►

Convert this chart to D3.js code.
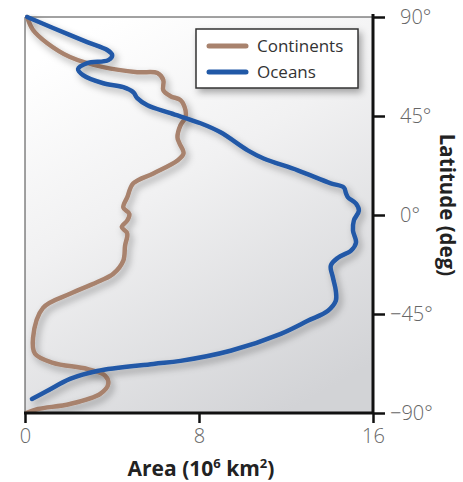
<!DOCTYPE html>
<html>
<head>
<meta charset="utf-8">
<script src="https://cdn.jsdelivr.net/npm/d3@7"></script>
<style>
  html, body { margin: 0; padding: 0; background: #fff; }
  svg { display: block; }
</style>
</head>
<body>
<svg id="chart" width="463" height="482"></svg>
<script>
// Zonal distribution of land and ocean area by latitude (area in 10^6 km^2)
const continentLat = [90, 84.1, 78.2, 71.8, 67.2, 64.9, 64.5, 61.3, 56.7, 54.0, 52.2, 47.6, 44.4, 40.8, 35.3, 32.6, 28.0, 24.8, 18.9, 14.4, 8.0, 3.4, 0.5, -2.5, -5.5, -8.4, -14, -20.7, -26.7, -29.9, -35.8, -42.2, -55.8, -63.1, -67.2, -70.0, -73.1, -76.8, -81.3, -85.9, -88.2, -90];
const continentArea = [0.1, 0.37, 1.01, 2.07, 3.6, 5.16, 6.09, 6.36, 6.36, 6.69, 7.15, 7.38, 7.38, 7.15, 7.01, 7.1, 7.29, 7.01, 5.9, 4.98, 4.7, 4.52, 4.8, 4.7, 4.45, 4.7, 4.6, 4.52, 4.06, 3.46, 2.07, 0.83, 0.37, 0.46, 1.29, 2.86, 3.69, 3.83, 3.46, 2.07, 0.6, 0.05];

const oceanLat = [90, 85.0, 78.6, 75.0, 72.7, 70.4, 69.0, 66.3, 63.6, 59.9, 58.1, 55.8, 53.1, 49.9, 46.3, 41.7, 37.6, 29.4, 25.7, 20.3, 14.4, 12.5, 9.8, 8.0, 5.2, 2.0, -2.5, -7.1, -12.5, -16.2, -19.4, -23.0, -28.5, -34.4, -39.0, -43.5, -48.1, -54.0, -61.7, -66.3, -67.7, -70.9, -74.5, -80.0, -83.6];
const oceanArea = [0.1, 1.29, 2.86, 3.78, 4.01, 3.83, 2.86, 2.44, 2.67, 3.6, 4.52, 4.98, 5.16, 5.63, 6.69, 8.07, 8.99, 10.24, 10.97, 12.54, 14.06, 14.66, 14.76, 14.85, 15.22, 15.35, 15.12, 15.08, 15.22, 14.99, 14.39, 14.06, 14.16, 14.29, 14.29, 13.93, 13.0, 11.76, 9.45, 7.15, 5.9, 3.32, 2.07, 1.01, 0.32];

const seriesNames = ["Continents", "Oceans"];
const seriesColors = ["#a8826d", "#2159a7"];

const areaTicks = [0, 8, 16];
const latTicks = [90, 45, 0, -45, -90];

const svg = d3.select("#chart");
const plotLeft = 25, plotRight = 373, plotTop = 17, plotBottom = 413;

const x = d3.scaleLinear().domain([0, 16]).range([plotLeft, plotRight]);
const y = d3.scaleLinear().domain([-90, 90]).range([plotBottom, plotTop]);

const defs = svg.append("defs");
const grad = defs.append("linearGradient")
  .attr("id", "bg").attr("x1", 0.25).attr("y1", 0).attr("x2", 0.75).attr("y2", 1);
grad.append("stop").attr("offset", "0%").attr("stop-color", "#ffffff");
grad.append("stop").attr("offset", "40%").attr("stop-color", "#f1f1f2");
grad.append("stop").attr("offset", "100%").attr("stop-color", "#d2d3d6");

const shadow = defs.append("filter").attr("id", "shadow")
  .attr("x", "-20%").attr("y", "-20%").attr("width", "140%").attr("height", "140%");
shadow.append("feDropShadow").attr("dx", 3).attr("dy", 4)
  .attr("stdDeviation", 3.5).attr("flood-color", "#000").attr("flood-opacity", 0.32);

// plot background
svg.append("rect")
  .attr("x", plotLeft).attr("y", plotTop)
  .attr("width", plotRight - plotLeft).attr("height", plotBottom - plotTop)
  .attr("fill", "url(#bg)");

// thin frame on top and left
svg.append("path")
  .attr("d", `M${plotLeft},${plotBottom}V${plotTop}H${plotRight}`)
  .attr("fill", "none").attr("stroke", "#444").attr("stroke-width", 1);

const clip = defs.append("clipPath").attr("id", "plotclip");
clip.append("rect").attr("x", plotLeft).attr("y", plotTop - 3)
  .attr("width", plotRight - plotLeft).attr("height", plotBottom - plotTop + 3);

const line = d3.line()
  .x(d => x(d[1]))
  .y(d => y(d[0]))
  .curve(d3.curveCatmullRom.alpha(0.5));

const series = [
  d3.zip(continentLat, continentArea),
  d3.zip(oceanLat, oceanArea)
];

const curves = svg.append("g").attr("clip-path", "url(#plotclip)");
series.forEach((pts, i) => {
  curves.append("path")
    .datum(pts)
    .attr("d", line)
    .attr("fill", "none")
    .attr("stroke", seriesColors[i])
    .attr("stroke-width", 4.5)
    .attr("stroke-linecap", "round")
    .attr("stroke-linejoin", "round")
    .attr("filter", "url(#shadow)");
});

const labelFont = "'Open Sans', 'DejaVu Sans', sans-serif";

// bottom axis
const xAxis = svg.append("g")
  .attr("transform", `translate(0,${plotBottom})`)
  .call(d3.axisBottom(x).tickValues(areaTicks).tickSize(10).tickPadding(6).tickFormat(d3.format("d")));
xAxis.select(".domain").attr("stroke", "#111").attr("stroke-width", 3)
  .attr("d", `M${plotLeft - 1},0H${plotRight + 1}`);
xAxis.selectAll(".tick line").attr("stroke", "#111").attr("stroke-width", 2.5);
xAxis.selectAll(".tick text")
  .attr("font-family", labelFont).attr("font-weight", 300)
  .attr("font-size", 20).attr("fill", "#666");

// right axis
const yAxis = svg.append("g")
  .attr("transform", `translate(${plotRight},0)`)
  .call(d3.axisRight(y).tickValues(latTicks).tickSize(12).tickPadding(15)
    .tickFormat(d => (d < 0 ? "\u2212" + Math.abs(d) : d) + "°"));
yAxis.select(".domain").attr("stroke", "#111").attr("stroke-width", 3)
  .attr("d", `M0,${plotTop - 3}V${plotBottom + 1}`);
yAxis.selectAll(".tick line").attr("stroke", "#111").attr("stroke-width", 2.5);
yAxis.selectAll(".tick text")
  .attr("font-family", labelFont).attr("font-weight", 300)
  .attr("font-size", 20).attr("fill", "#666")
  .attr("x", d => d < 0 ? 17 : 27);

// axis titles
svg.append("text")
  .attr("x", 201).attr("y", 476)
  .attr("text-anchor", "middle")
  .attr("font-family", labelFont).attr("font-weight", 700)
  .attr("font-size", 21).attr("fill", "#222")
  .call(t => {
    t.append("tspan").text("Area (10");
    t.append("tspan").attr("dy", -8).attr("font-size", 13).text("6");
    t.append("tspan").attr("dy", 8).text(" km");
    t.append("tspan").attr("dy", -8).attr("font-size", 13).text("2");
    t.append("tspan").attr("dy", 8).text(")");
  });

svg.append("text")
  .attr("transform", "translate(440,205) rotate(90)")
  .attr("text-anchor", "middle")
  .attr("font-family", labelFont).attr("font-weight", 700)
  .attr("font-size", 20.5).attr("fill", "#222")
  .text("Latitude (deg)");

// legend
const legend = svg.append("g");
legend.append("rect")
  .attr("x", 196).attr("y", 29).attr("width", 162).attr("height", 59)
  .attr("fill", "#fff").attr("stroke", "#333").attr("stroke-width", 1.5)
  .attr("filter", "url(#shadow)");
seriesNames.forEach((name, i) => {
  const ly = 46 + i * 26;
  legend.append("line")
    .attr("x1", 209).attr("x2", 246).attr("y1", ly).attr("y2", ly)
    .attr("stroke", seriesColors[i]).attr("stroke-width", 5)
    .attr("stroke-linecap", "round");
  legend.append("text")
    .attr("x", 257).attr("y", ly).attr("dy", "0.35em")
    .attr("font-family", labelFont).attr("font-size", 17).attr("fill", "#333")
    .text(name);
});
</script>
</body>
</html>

◄

**EXERCISE AIM**
Without the pictures, return the listing above from its first line through the line that has "2.07, 0.6, 0.05];".

**SOLUTION BELOW**
Convert this chart to D3.js code.
<!DOCTYPE html>
<html>
<head>
<meta charset="utf-8">
<script src="https://cdn.jsdelivr.net/npm/d3@7"></script>
<style>
  html, body { margin: 0; padding: 0; background: #fff; }
  svg { display: block; }
</style>
</head>
<body>
<svg id="chart" width="463" height="482"></svg>
<script>
// Zonal distribution of land and ocean area by latitude (area in 10^6 km^2)
const continentLat = [90, 84.1, 78.2, 71.8, 67.2, 64.9, 64.5, 61.3, 56.7, 54.0, 52.2, 47.6, 44.4, 40.8, 35.3, 32.6, 28.0, 24.8, 18.9, 14.4, 8.0, 3.4, 0.5, -2.5, -5.5, -8.4, -14, -20.7, -26.7, -29.9, -35.8, -42.2, -55.8, -63.1, -67.2, -70.0, -73.1, -76.8, -81.3, -85.9, -88.2, -90];
const continentArea = [0.1, 0.37, 1.01, 2.07, 3.6, 5.16, 6.09, 6.36, 6.36, 6.69, 7.15, 7.38, 7.38, 7.15, 7.01, 7.1, 7.29, 7.01, 5.9, 4.98, 4.7, 4.52, 4.8, 4.7, 4.45, 4.7, 4.6, 4.52, 4.06, 3.46, 2.07, 0.83, 0.37, 0.46, 1.29, 2.86, 3.69, 3.83, 3.46, 2.07, 0.6, 0.05];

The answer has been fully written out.